Lines of data:
[START]

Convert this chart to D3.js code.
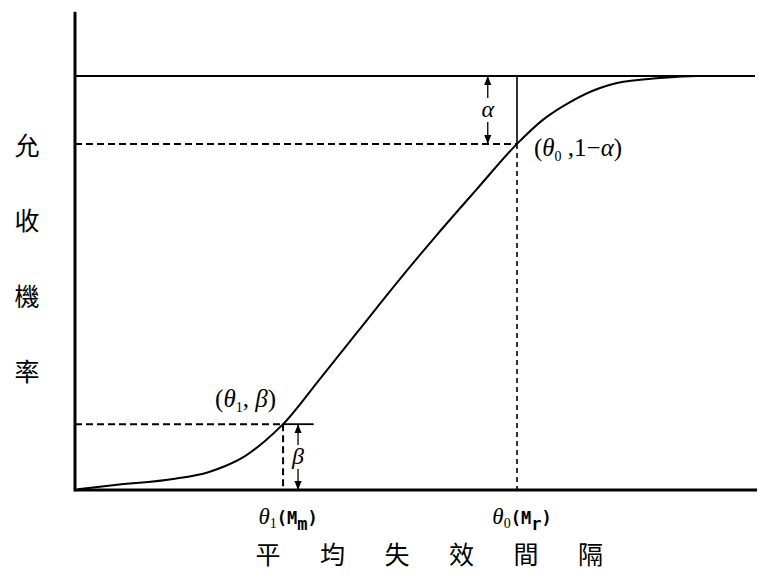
<!DOCTYPE html>
<html>
<head>
<meta charset="utf-8">
<script src="https://cdn.jsdelivr.net/npm/d3@7"></script>
<style>
  body { margin: 0; background: #fff; }
  svg { display: block; }
  .math { font-family: "Liberation Serif", "DejaVu Serif", serif; }
  .mono { font-family: "DejaVu Sans Mono", monospace; font-weight: bold; }
  .cjk { font-family: "Noto Sans CJK TC", "Noto Sans CJK SC", sans-serif; }
</style>
</head>
<body>
<svg id="oc"></svg>
<script>
// operating characteristic curve
var curveX = [0.04, 0.59, 1.47, 1.96, 2.21, 2.50, 2.79, 3.06, 3.60, 4.16, 4.72, 5.31, 5.90, 6.50, 6.88, 7.28, 7.72, 7.97, 8.60, 9.15, 9.94];
var curveY = [0.002, 0.012, 0.027, 0.043, 0.058, 0.082, 0.118, 0.159, 0.268, 0.383, 0.498, 0.614, 0.725, 0.836, 0.894, 0.937, 0.971, 0.983, 0.995, 1.0, 1.0];

var theta1 = 3.06, beta = 0.159;
var theta0 = 6.50, alpha = 0.164;

var yTitle = ["允", "收", "機", "率"];
var xTitle = ["平", "均", "失", "效", "間", "隔"];

var width = 770, height = 580;
var svg = d3.select("#oc").attr("width", width).attr("height", height);

var x = d3.scaleLinear().domain([0, 10]).range([75, 755]);
var y = d3.scaleLinear().domain([0, 1]).range([490, 76]);

// axes (plain lines, no ticks)
svg.append("line")
  .attr("x1", x(0)).attr("x2", x(0))
  .attr("y1", y(0) + 1.5).attr("y2", y(1.155))
  .attr("stroke", "#000").attr("stroke-width", 3);
svg.append("line")
  .attr("x1", x(0)).attr("x2", x(10.03))
  .attr("y1", y(0)).attr("y2", y(0))
  .attr("stroke", "#000").attr("stroke-width", 3);

// probability = 1 line
svg.append("line")
  .attr("x1", x(0)).attr("x2", x(10))
  .attr("y1", y(1)).attr("y2", y(1))
  .attr("stroke", "#000").attr("stroke-width", 2);

var pts = curveX.map((d, i) => [d, curveY[i]]);
svg.append("path")
  .datum(pts)
  .attr("fill", "none")
  .attr("stroke", "#000")
  .attr("stroke-width", 2)
  .attr("d", d3.line().x(d => x(d[0])).y(d => y(d[1])).curve(d3.curveMonotoneX));

function seg(x1, y1, x2, y2, w, dash) {
  var l = svg.append("line")
    .attr("x1", x(x1)).attr("x2", x(x2))
    .attr("y1", y(y1)).attr("y2", y(y2))
    .attr("stroke", "#000").attr("stroke-width", w);
  if (dash) l.attr("stroke-dasharray", dash);
  return l;
}

// theta0 guides
seg(0, 1 - alpha, theta0, 1 - alpha, 2, "7,4");
seg(theta0, 1, theta0, 1 - alpha, 1.6);
seg(theta0, 1 - alpha, theta0, 0, 1.6, "5,4");

// theta1 guides
seg(0, beta, theta1, beta, 2, "7,4");
seg(theta1, beta, theta1 + 0.45, beta, 1.8);
seg(theta1, beta, theta1, 0, 2, "7,4");

// double arrows
svg.append("defs").append("marker")
  .attr("id", "ah")
  .attr("viewBox", "0 0 10 10")
  .attr("refX", 10).attr("refY", 5)
  .attr("markerWidth", 9).attr("markerHeight", 9)
  .attr("markerUnits", "userSpaceOnUse")
  .attr("orient", "auto")
  .append("path").attr("d", "M0,1 L10,5 L0,9 Z").attr("fill", "#000");

function gapArrow(xv, lo, hi, label) {
  var mid = (y(lo) + y(hi)) / 2;
  svg.append("line")
    .attr("x1", x(xv)).attr("x2", x(xv))
    .attr("y1", mid - 12).attr("y2", y(hi))
    .attr("stroke", "#000").attr("stroke-width", 1.3)
    .attr("marker-end", "url(#ah)");
  svg.append("line")
    .attr("x1", x(xv)).attr("x2", x(xv))
    .attr("y1", mid + 12).attr("y2", y(lo))
    .attr("stroke", "#000").attr("stroke-width", 1.3)
    .attr("marker-end", "url(#ah)");
  svg.append("text").attr("class", "math")
    .attr("x", x(xv)).attr("y", mid + 7)
    .attr("text-anchor", "middle")
    .attr("font-size", 24).attr("font-style", "italic")
    .text(label);
}
gapArrow(6.07, 1 - alpha, 1, "α");
gapArrow(3.28, 0, beta, "β");

// point labels
var lab0 = svg.append("text").attr("class", "math")
  .attr("x", x(theta0) + 17).attr("y", y(1 - alpha) + 12)
  .attr("font-size", 25);
lab0.append("tspan").text("(");
lab0.append("tspan").attr("font-style", "italic").text("θ");
lab0.append("tspan").attr("font-size", 14).attr("dy", 5).text("0");
lab0.append("tspan").attr("dy", -5).text(" ,1−");
lab0.append("tspan").attr("font-style", "italic").text("α");
lab0.append("tspan").text(")");

var lab1 = svg.append("text").attr("class", "math")
  .attr("x", x(theta1) - 68).attr("y", y(beta) - 17)
  .attr("font-size", 25);
lab1.append("tspan").text("(");
lab1.append("tspan").attr("font-style", "italic").text("θ");
lab1.append("tspan").attr("font-size", 14).attr("dy", 5).text("1");
lab1.append("tspan").attr("dy", -5).text(", ");
lab1.append("tspan").attr("font-style", "italic").text("β");
lab1.append("tspan").text(")");

// x tick labels
function tickLabel(xv, sub, msub) {
  var t = svg.append("text")
    .attr("x", x(xv) + 5).attr("y", 524)
    .attr("text-anchor", "middle");
  t.append("tspan").attr("class", "math").attr("font-size", 23).attr("font-style", "italic").text("θ");
  t.append("tspan").attr("class", "math").attr("font-size", 14).attr("dy", 4).text(sub);
  t.append("tspan").attr("class", "mono").attr("font-size", 17).attr("dy", -4).text("(M");
  t.append("tspan").attr("class", "mono").attr("font-size", 17).attr("dy", 6).text(msub);
  t.append("tspan").attr("class", "mono").attr("font-size", 17).attr("dy", -6).text(")");
}
tickLabel(theta1, "1", "m");
tickLabel(theta0, "0", "r");

// axis titles
svg.append("g").selectAll("text")
  .data(xTitle)
  .join("text")
  .attr("class", "cjk")
  .attr("x", (d, i) => 268 + i * 64.5)
  .attr("y", 564)
  .attr("text-anchor", "middle")
  .attr("font-size", 25)
  .text(d => d);

svg.append("g").selectAll("text")
  .data(yTitle)
  .join("text")
  .attr("class", "cjk")
  .attr("x", 27)
  .attr("y", (d, i) => 155 + i * 75.3)
  .attr("text-anchor", "middle")
  .attr("font-size", 25)
  .text(d => d);
</script>
</body>
</html>
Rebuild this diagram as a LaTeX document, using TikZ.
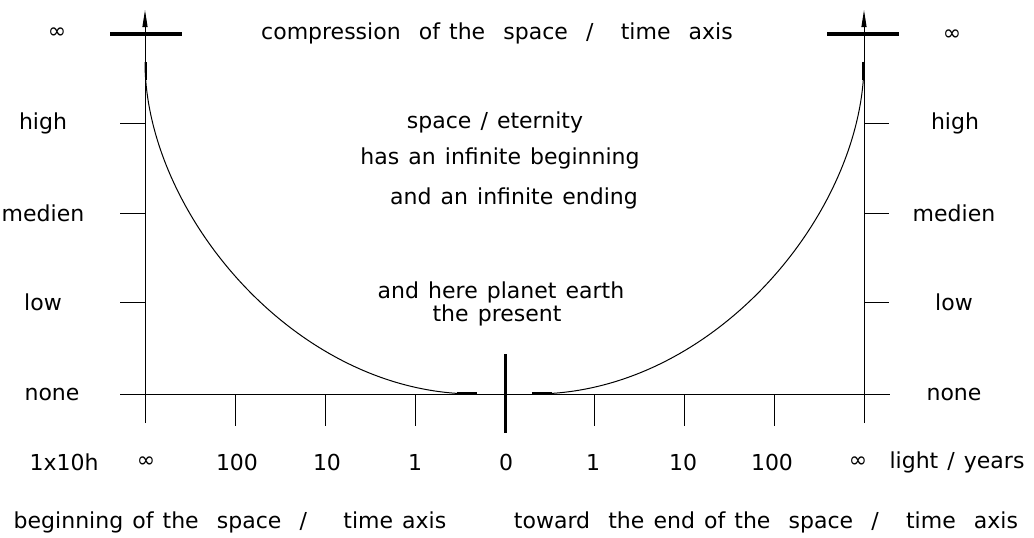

[END]

TASK DESCRIPTION:
Write out again, exactly, the lines from the start of the listing up to the line containing "0.995, 1.0, 1.0];", with both ends and without pictures.

THE RESULT:
Convert this chart to D3.js code.
<!DOCTYPE html>
<html>
<head>
<meta charset="utf-8">
<script src="https://cdn.jsdelivr.net/npm/d3@7"></script>
<style>
  body { margin: 0; background: #fff; }
  svg { display: block; }
  .math { font-family: "Liberation Serif", "DejaVu Serif", serif; }
  .mono { font-family: "DejaVu Sans Mono", monospace; font-weight: bold; }
  .cjk { font-family: "Noto Sans CJK TC", "Noto Sans CJK SC", sans-serif; }
</style>
</head>
<body>
<svg id="oc"></svg>
<script>
// operating characteristic curve
var curveX = [0.04, 0.59, 1.47, 1.96, 2.21, 2.50, 2.79, 3.06, 3.60, 4.16, 4.72, 5.31, 5.90, 6.50, 6.88, 7.28, 7.72, 7.97, 8.60, 9.15, 9.94];
var curveY = [0.002, 0.012, 0.027, 0.043, 0.058, 0.082, 0.118, 0.159, 0.268, 0.383, 0.498, 0.614, 0.725, 0.836, 0.894, 0.937, 0.971, 0.983, 0.995, 1.0, 1.0];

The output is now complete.